— BEGIN Information provided —
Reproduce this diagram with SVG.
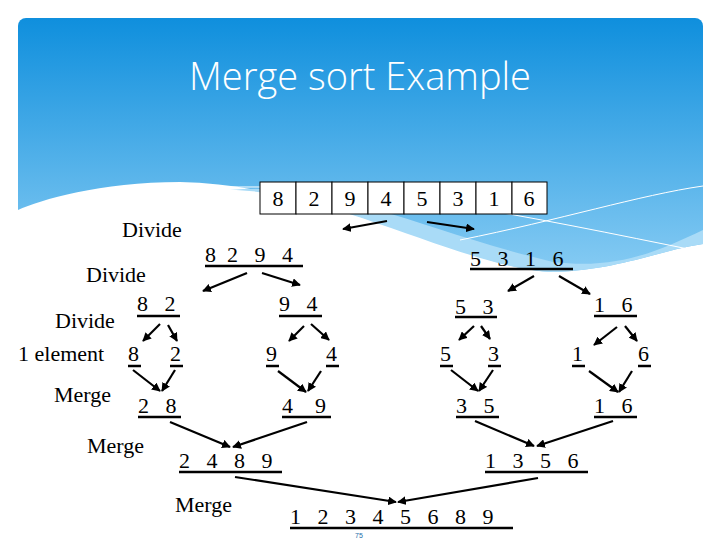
<svg xmlns="http://www.w3.org/2000/svg" width="720" height="540" viewBox="0 0 720 540">
<defs>
<linearGradient id="bg" x1="0" y1="0" x2="0" y2="1"><stop offset="0" stop-color="#0f8fdd"/><stop offset="1" stop-color="#86cbf3"/></linearGradient>
<clipPath id="hc"><rect x="18" y="18" width="685" height="300" rx="8"/></clipPath>
<marker id="ah" viewBox="0 0 10 10" refX="9" refY="5" markerWidth="4" markerHeight="4" orient="auto" markerUnits="strokeWidth"><path d="M0,0 L10,5 L0,10 z" fill="#000"/></marker>
<style>
text.t, .t text{font-family:'Liberation Serif','Times New Roman',serif;font-size:22px;fill:#000;white-space:pre}
.u{stroke:#000;stroke-width:2.5}
.c line{stroke:#000;stroke-width:2.2;marker-end:url(#ah)}
.cell{fill:#fff;stroke:#000;stroke-width:1}
</style>
</defs>
<rect width="720" height="540" fill="#fff"/>
<g id="header" clip-path="url(#hc)">
<path d="M18,18 H703 V244 C660,250 620,270 553,272 C470,270 330,185 180,182 C100,182 40,200 18,210 Z" fill="url(#bg)"/>
<path d="M230,190 C330,180 420,230 553,262 C620,270 660,250 703,230 V244 C660,250 620,270 553,272 C470,270 330,190 230,190 Z" fill="#a9dbf7"/>
<path d="M230,187 C380,185 520,215 703,252" fill="none" stroke="#fff" stroke-width="1"/>
<path d="M460,240 C560,220 640,195 703,186" fill="none" stroke="#fff" stroke-width="1"/>
<text x="360" y="90" text-anchor="middle" font-family="'Open Sans',sans-serif" font-size="38" font-weight="300" fill="#fff">Merge sort Example</text>
</g>
<g id="array">
<rect class="cell" x="260" y="182" width="36" height="32"/><rect class="cell" x="296" y="182" width="36" height="32"/>
<rect class="cell" x="332" y="182" width="36" height="32"/><rect class="cell" x="368" y="182" width="36" height="32"/>
<rect class="cell" x="404" y="182" width="36" height="32"/><rect class="cell" x="440" y="182" width="36" height="32"/>
<rect class="cell" x="476" y="182" width="36" height="32"/><rect class="cell" x="512" y="182" width="35" height="32"/>
<g class="t" text-anchor="middle">
<text x="278" y="206">8</text><text x="314" y="206">2</text><text x="350" y="206">9</text><text x="386" y="206">4</text>
<text x="422" y="206">5</text><text x="458" y="206">3</text><text x="494" y="206">1</text><text x="529" y="206">6</text>
</g>
</g>
<g id="labels" class="t">
<text x="122" y="237">Divide</text>
<text x="86" y="282">Divide</text>
<text x="55" y="328">Divide</text>
<text x="18" y="361">1 element</text>
<text x="54" y="402">Merge</text>
<text x="87" y="453">Merge</text>
<text x="175" y="512">Merge</text>
</g>
<g id="nodes" class="t">
<g id="n8294"><text x="205" y="262">8  2   9   4</text><line class="u" x1="205" y1="266" x2="303" y2="266"/></g>
<g id="n5316"><text x="470" y="266">5   3   1   6</text><line class="u" x1="470" y1="269" x2="573" y2="269"/></g>
<g id="n82"><text x="137" y="311">8   2</text><line class="u" x1="137" y1="316" x2="180" y2="316"/></g>
<g id="n94"><text x="279" y="311">9   4</text><line class="u" x1="279" y1="316" x2="322" y2="316"/></g>
<g id="n53"><text x="455" y="314">5   3</text><line class="u" x1="455" y1="317" x2="497" y2="317"/></g>
<g id="n16a"><text x="594" y="312">1   6</text><line class="u" x1="594" y1="316" x2="637" y2="316"/></g>
<g id="n8"><text x="128" y="361">8</text><line class="u" x1="128" y1="366" x2="141" y2="366"/></g>
<g id="n2"><text x="170" y="361">2</text><line class="u" x1="170" y1="366" x2="183" y2="366"/></g>
<g id="n9"><text x="266" y="361">9</text><line class="u" x1="266" y1="366" x2="279" y2="366"/></g>
<g id="n4"><text x="326" y="361">4</text><line class="u" x1="326" y1="366" x2="339" y2="366"/></g>
<g id="n5"><text x="440" y="361">5</text><line class="u" x1="440" y1="366" x2="453" y2="366"/></g>
<g id="n3"><text x="488" y="361">3</text><line class="u" x1="488" y1="366" x2="501" y2="366"/></g>
<g id="n1"><text x="572" y="361">1</text><line class="u" x1="572" y1="366" x2="585" y2="366"/></g>
<g id="n6"><text x="638" y="361">6</text><line class="u" x1="638" y1="366" x2="651" y2="366"/></g>
<g id="n28"><text x="138" y="413">2   8</text><line class="u" x1="138" y1="417" x2="181" y2="417"/></g>
<g id="n49"><text x="282" y="413">4    9</text><line class="u" x1="282" y1="417" x2="331" y2="417"/></g>
<g id="n35"><text x="456" y="413">3   5</text><line class="u" x1="456" y1="417" x2="499" y2="417"/></g>
<g id="n16b"><text x="594" y="413">1   6</text><line class="u" x1="594" y1="417" x2="637" y2="417"/></g>
<g id="n2489"><text x="179" y="468">2   4   8   9</text><line class="u" x1="179" y1="472" x2="282" y2="472"/></g>
<g id="n1356"><text x="485" y="468">1   3   5   6</text><line class="u" x1="485" y1="472" x2="588" y2="472"/></g>
<g id="nall"><text x="290" y="524">1   2   3   4   5   6   8   9</text><line class="u" x1="290" y1="528" x2="513" y2="528"/></g>
</g>
<text x="355" y="538" font-family="'Liberation Sans',sans-serif" font-size="7" fill="#1e6ea8">75</text>
<g id="connectors" class="c">
<line x1="387" y1="221" x2="343" y2="229"/><line x1="427" y1="222" x2="474" y2="229"/>
<line x1="247" y1="273" x2="203" y2="291"/><line x1="262" y1="273" x2="300" y2="285"/>
<line x1="160" y1="324" x2="143" y2="341"/><line x1="168" y1="325" x2="177" y2="341"/>
<line x1="304" y1="326" x2="289" y2="341"/><line x1="311" y1="324" x2="329" y2="340"/>
<line x1="133" y1="370" x2="160" y2="391"/><line x1="175" y1="370" x2="162" y2="391"/>
<line x1="278" y1="371" x2="306" y2="392"/><line x1="321" y1="371" x2="308" y2="391"/>
<line x1="170" y1="422" x2="230" y2="447"/><line x1="307" y1="422" x2="233" y2="447"/>
<line x1="235" y1="477" x2="396" y2="502"/>
<line x1="534" y1="276" x2="508" y2="291"/><line x1="559" y1="276" x2="590" y2="294"/>
<line x1="474" y1="326" x2="459" y2="340"/><line x1="481" y1="326" x2="490" y2="339"/>
<line x1="617" y1="327" x2="594" y2="345"/><line x1="625" y1="326" x2="637" y2="341"/>
<line x1="451" y1="370" x2="478" y2="391"/><line x1="493" y1="370" x2="479" y2="391"/>
<line x1="589" y1="371" x2="618" y2="392"/><line x1="632" y1="371" x2="619" y2="392"/>
<line x1="475" y1="421" x2="534" y2="446"/><line x1="613" y1="421" x2="537" y2="446"/>
<line x1="538" y1="478" x2="398" y2="502"/>
</g>
</svg>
— END Information provided —
Work to be completed:
Repeat the material above verbatim. Leave the pictures behind.

Output of the task:
Reproduce this diagram with SVG.
<svg xmlns="http://www.w3.org/2000/svg" width="720" height="540" viewBox="0 0 720 540">
<defs>
<linearGradient id="bg" x1="0" y1="0" x2="0" y2="1"><stop offset="0" stop-color="#0f8fdd"/><stop offset="1" stop-color="#86cbf3"/></linearGradient>
<clipPath id="hc"><rect x="18" y="18" width="685" height="300" rx="8"/></clipPath>
<marker id="ah" viewBox="0 0 10 10" refX="9" refY="5" markerWidth="4" markerHeight="4" orient="auto" markerUnits="strokeWidth"><path d="M0,0 L10,5 L0,10 z" fill="#000"/></marker>
<style>
text.t, .t text{font-family:'Liberation Serif','Times New Roman',serif;font-size:22px;fill:#000;white-space:pre}
.u{stroke:#000;stroke-width:2.5}
.c line{stroke:#000;stroke-width:2.2;marker-end:url(#ah)}
.cell{fill:#fff;stroke:#000;stroke-width:1}
</style>
</defs>
<rect width="720" height="540" fill="#fff"/>
<g id="header" clip-path="url(#hc)">
<path d="M18,18 H703 V244 C660,250 620,270 553,272 C470,270 330,185 180,182 C100,182 40,200 18,210 Z" fill="url(#bg)"/>
<path d="M230,190 C330,180 420,230 553,262 C620,270 660,250 703,230 V244 C660,250 620,270 553,272 C470,270 330,190 230,190 Z" fill="#a9dbf7"/>
<path d="M230,187 C380,185 520,215 703,252" fill="none" stroke="#fff" stroke-width="1"/>
<path d="M460,240 C560,220 640,195 703,186" fill="none" stroke="#fff" stroke-width="1"/>
<text x="360" y="90" text-anchor="middle" font-family="'Open Sans',sans-serif" font-size="38" font-weight="300" fill="#fff">Merge sort Example</text>
</g>
<g id="array">
<rect class="cell" x="260" y="182" width="36" height="32"/><rect class="cell" x="296" y="182" width="36" height="32"/>
<rect class="cell" x="332" y="182" width="36" height="32"/><rect class="cell" x="368" y="182" width="36" height="32"/>
<rect class="cell" x="404" y="182" width="36" height="32"/><rect class="cell" x="440" y="182" width="36" height="32"/>
<rect class="cell" x="476" y="182" width="36" height="32"/><rect class="cell" x="512" y="182" width="35" height="32"/>
<g class="t" text-anchor="middle">
<text x="278" y="206">8</text><text x="314" y="206">2</text><text x="350" y="206">9</text><text x="386" y="206">4</text>
<text x="422" y="206">5</text><text x="458" y="206">3</text><text x="494" y="206">1</text><text x="529" y="206">6</text>
</g>
</g>
<g id="labels" class="t">
<text x="122" y="237">Divide</text>
<text x="86" y="282">Divide</text>
<text x="55" y="328">Divide</text>
<text x="18" y="361">1 element</text>
<text x="54" y="402">Merge</text>
<text x="87" y="453">Merge</text>
<text x="175" y="512">Merge</text>
</g>
<g id="nodes" class="t">
<g id="n8294"><text x="205" y="262">8  2   9   4</text><line class="u" x1="205" y1="266" x2="303" y2="266"/></g>
<g id="n5316"><text x="470" y="266">5   3   1   6</text><line class="u" x1="470" y1="269" x2="573" y2="269"/></g>
<g id="n82"><text x="137" y="311">8   2</text><line class="u" x1="137" y1="316" x2="180" y2="316"/></g>
<g id="n94"><text x="279" y="311">9   4</text><line class="u" x1="279" y1="316" x2="322" y2="316"/></g>
<g id="n53"><text x="455" y="314">5   3</text><line class="u" x1="455" y1="317" x2="497" y2="317"/></g>
<g id="n16a"><text x="594" y="312">1   6</text><line class="u" x1="594" y1="316" x2="637" y2="316"/></g>
<g id="n8"><text x="128" y="361">8</text><line class="u" x1="128" y1="366" x2="141" y2="366"/></g>
<g id="n2"><text x="170" y="361">2</text><line class="u" x1="170" y1="366" x2="183" y2="366"/></g>
<g id="n9"><text x="266" y="361">9</text><line class="u" x1="266" y1="366" x2="279" y2="366"/></g>
<g id="n4"><text x="326" y="361">4</text><line class="u" x1="326" y1="366" x2="339" y2="366"/></g>
<g id="n5"><text x="440" y="361">5</text><line class="u" x1="440" y1="366" x2="453" y2="366"/></g>
<g id="n3"><text x="488" y="361">3</text><line class="u" x1="488" y1="366" x2="501" y2="366"/></g>
<g id="n1"><text x="572" y="361">1</text><line class="u" x1="572" y1="366" x2="585" y2="366"/></g>
<g id="n6"><text x="638" y="361">6</text><line class="u" x1="638" y1="366" x2="651" y2="366"/></g>
<g id="n28"><text x="138" y="413">2   8</text><line class="u" x1="138" y1="417" x2="181" y2="417"/></g>
<g id="n49"><text x="282" y="413">4    9</text><line class="u" x1="282" y1="417" x2="331" y2="417"/></g>
<g id="n35"><text x="456" y="413">3   5</text><line class="u" x1="456" y1="417" x2="499" y2="417"/></g>
<g id="n16b"><text x="594" y="413">1   6</text><line class="u" x1="594" y1="417" x2="637" y2="417"/></g>
<g id="n2489"><text x="179" y="468">2   4   8   9</text><line class="u" x1="179" y1="472" x2="282" y2="472"/></g>
<g id="n1356"><text x="485" y="468">1   3   5   6</text><line class="u" x1="485" y1="472" x2="588" y2="472"/></g>
<g id="nall"><text x="290" y="524">1   2   3   4   5   6   8   9</text><line class="u" x1="290" y1="528" x2="513" y2="528"/></g>
</g>
<text x="355" y="538" font-family="'Liberation Sans',sans-serif" font-size="7" fill="#1e6ea8">75</text>
<g id="connectors" class="c">
<line x1="387" y1="221" x2="343" y2="229"/><line x1="427" y1="222" x2="474" y2="229"/>
<line x1="247" y1="273" x2="203" y2="291"/><line x1="262" y1="273" x2="300" y2="285"/>
<line x1="160" y1="324" x2="143" y2="341"/><line x1="168" y1="325" x2="177" y2="341"/>
<line x1="304" y1="326" x2="289" y2="341"/><line x1="311" y1="324" x2="329" y2="340"/>
<line x1="133" y1="370" x2="160" y2="391"/><line x1="175" y1="370" x2="162" y2="391"/>
<line x1="278" y1="371" x2="306" y2="392"/><line x1="321" y1="371" x2="308" y2="391"/>
<line x1="170" y1="422" x2="230" y2="447"/><line x1="307" y1="422" x2="233" y2="447"/>
<line x1="235" y1="477" x2="396" y2="502"/>
<line x1="534" y1="276" x2="508" y2="291"/><line x1="559" y1="276" x2="590" y2="294"/>
<line x1="474" y1="326" x2="459" y2="340"/><line x1="481" y1="326" x2="490" y2="339"/>
<line x1="617" y1="327" x2="594" y2="345"/><line x1="625" y1="326" x2="637" y2="341"/>
<line x1="451" y1="370" x2="478" y2="391"/><line x1="493" y1="370" x2="479" y2="391"/>
<line x1="589" y1="371" x2="618" y2="392"/><line x1="632" y1="371" x2="619" y2="392"/>
<line x1="475" y1="421" x2="534" y2="446"/><line x1="613" y1="421" x2="537" y2="446"/>
<line x1="538" y1="478" x2="398" y2="502"/>
</g>
</svg>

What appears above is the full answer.